## [Goal]
Output the first line of the listing and each line after it, up to and including the line that contains "import numpy as np", exactly as written, minus the pictures.

## [Dataset extract]
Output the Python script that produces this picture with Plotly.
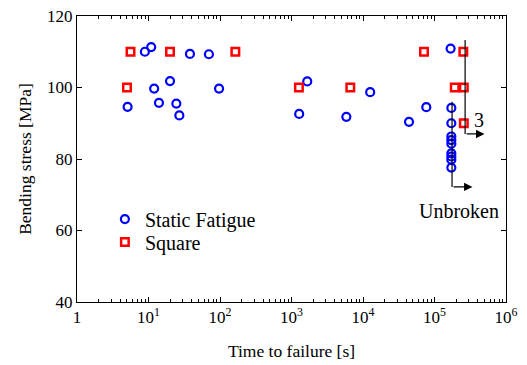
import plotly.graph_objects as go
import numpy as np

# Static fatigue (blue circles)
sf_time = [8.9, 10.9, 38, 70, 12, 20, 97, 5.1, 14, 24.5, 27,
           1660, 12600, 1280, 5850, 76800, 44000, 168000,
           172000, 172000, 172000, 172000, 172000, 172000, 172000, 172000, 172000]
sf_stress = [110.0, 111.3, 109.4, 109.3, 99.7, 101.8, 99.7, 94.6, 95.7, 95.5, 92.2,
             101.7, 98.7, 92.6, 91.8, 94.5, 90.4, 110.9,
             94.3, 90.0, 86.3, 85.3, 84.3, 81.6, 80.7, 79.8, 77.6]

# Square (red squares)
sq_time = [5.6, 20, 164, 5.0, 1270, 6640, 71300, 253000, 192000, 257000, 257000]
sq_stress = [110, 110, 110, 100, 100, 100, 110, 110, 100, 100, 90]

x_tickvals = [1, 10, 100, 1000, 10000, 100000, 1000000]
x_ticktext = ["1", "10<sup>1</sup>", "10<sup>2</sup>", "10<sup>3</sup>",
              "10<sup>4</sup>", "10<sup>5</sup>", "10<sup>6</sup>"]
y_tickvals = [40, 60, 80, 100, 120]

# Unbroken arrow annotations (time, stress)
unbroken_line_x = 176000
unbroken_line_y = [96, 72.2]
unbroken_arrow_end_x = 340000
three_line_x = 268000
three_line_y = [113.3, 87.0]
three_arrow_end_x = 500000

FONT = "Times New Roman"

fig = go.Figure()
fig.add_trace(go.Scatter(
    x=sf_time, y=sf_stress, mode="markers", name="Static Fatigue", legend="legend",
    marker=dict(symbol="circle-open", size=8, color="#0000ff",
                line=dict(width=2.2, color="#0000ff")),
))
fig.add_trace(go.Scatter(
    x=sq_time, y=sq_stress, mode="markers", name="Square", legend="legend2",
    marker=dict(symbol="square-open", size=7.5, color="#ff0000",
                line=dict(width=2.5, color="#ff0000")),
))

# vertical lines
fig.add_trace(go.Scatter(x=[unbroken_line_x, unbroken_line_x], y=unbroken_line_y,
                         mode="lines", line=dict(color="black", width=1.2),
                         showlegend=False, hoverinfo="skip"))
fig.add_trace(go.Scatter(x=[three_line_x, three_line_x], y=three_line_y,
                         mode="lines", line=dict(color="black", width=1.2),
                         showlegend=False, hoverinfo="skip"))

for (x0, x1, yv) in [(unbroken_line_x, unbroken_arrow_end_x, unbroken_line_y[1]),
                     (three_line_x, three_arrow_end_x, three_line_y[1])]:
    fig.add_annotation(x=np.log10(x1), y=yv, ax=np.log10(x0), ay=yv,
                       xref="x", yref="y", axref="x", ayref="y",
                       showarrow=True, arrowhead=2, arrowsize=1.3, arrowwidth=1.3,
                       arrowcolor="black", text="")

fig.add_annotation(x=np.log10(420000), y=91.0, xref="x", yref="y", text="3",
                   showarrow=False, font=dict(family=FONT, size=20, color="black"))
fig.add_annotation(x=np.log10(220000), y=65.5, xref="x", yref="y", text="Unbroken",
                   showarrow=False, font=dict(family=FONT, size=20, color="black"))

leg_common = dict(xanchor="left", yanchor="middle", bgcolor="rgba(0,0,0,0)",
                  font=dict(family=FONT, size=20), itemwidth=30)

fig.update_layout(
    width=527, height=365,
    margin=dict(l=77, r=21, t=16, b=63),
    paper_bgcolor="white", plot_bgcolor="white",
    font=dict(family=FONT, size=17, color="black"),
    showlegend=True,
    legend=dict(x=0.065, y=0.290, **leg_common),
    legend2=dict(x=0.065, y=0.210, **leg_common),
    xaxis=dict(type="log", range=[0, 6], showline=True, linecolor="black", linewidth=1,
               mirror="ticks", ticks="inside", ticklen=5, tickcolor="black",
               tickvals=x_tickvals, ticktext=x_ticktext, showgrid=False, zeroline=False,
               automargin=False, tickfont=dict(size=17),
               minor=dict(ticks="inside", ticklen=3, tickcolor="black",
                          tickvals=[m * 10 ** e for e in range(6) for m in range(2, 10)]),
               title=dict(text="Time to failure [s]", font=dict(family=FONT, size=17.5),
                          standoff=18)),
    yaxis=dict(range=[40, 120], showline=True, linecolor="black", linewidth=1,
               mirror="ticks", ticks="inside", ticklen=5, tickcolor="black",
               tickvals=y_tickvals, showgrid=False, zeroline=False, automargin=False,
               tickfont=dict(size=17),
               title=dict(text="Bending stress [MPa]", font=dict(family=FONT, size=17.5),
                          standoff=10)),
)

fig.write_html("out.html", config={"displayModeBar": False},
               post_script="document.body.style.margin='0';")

## [Task output]
Output the Python script that produces this picture with Plotly.
import plotly.graph_objects as go
import numpy as np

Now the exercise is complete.